President Joe Biden got right to work Wednesday after his inauguration by signing more than a dozen executive orders.
According to the New York Times, Biden signed 17 executive orders, memorandums and proclamations on his first day in office. Such actions included requiring masks to be worn on all federal property and by all federal employees, preventing undocumented immigrants from being left out of the census count, stopping the construction of the wall on the U.S.-Mexico border and re-entering the Paris climate accord.
One of the issues Biden did not address with his executive actions is stimulus checks. There has been considerable debate about the size of individual stimulus checks over the past few months.
Is $600 for a second COVID check enough?
— Alexandria Ocasio-Cortez (@AOC) December 16, 2020
The first round of checks were approved in March for $1,200, while the second round of checks approved in December was for $600. The December approval received backlash from lawmakers and the American public.
Newsweek reported that Biden now is pushing for $1,400 stimulus checks, but some people are wondering why Biden can't sign an executive order sending out larger and faster checks.
The Claim
Twitter users have said that not only can Biden pass stimulus checks with an executive order, but that he promised to do so during his campaign.
The Facts
Newsweek reported that the president cannot sign an executive order for stimulus checks because Congress has the "Power of the Purse." According to Article 1 Section 8 of the Constitution, only Congress can "lay and collect Taxes, Duties, Imposts, and Excises, to pay the Debts and provide for the common Defense and the general welfare of the United States."

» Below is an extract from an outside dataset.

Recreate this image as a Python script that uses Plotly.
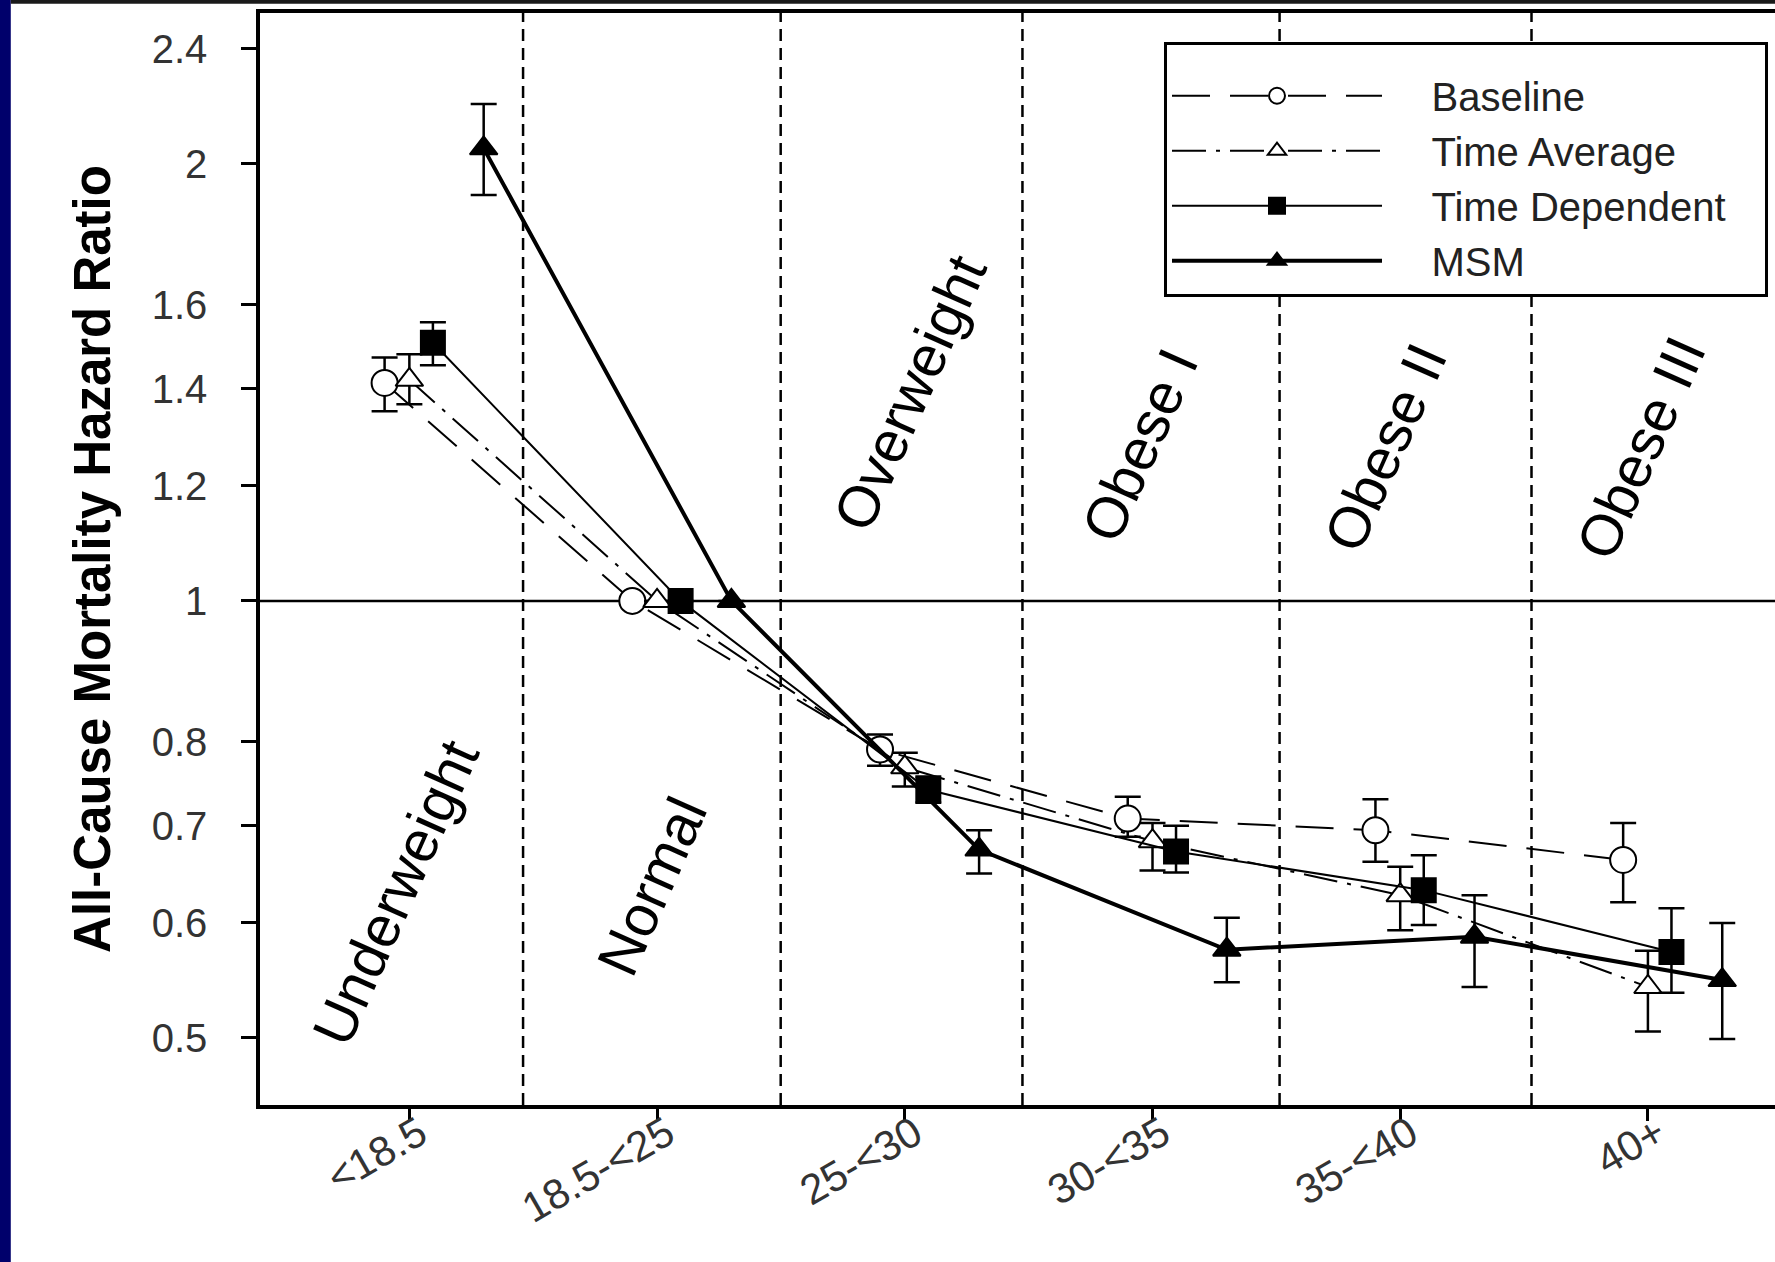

Because of this, stimulus checks must be approved by Congress, which is why former President Donald Trump did not sign an executive order for $2,000 checks even though he openly disagreed with members of his own party about the issue.
Under Biden's Emergency Action Plan To Save The Economy displayed on his campaign website, the only mention of stimulus checks is the following:
"This was a good start. But more must be done. Congress approved direct cash relief — $1,200 per person to help working families through this crisis. But it's a one-off. And Congress didn't include direct student loan forgiveness, or Social Security boosts for seniors, or cost-free treatment for COVID-19, full paid sick leave for our workers, or sufficient fiscal relief to states."
The website also said that, if elected, Biden would "provide for additional checks to families should conditions require."
Direct cash payments.
— Joe Biden (@JoeBiden) January 15, 2021
Extended unemployment.
Rent relief.
Food assistance.
Aid to small businesses.
Keeping essential frontline workers on the job.
Those are the key elements of my American Rescue Plan.
During Biden's campaign, he mentioned stimulus checks on only a few occasions.
"We need to get those relief checks into the hands of folks as quickly as possible using direct deposits, prepaid debit cards, whenever we can, but here's what we know above all," Biden said during a virtual town hall on April 8. "The money and the plans that are in the Cares Act won't be enough the first time around. We're going to have to do more."
Newsweek reported in September that "both candidates have voiced support for a second one-time direct payment in recent months, but it does not appear to be an integral part of Biden's economic recovery plan for the country."
On December 4, after being officially declared the winner of the 2020 election, Biden delivered remarks recorded by C-SPAN regarding the November 2020 jobs report.
"I will issue executive orders that are totally within the purview of an executive," Biden said.
"One of the things I don't like—I don't like people saying that I can, by executive order, do the following things which there is no basis in the Constitution suggests that can be done. So there's certain things I can do. I can issue executive orders on pulling back some of the executive orders that Trump put forward, but I can't issue an executive order saying we are going to spend X billion dollars on this issue without...Congress appropriates and is responsible for distributing that money."
The Ruling
False.
There is no evidence that President Biden promised to sign an executive order regarding stimulus checks. Newsweek previously reported that it would be unconstitutional for individual stimulus checks to be sent out in an executive order.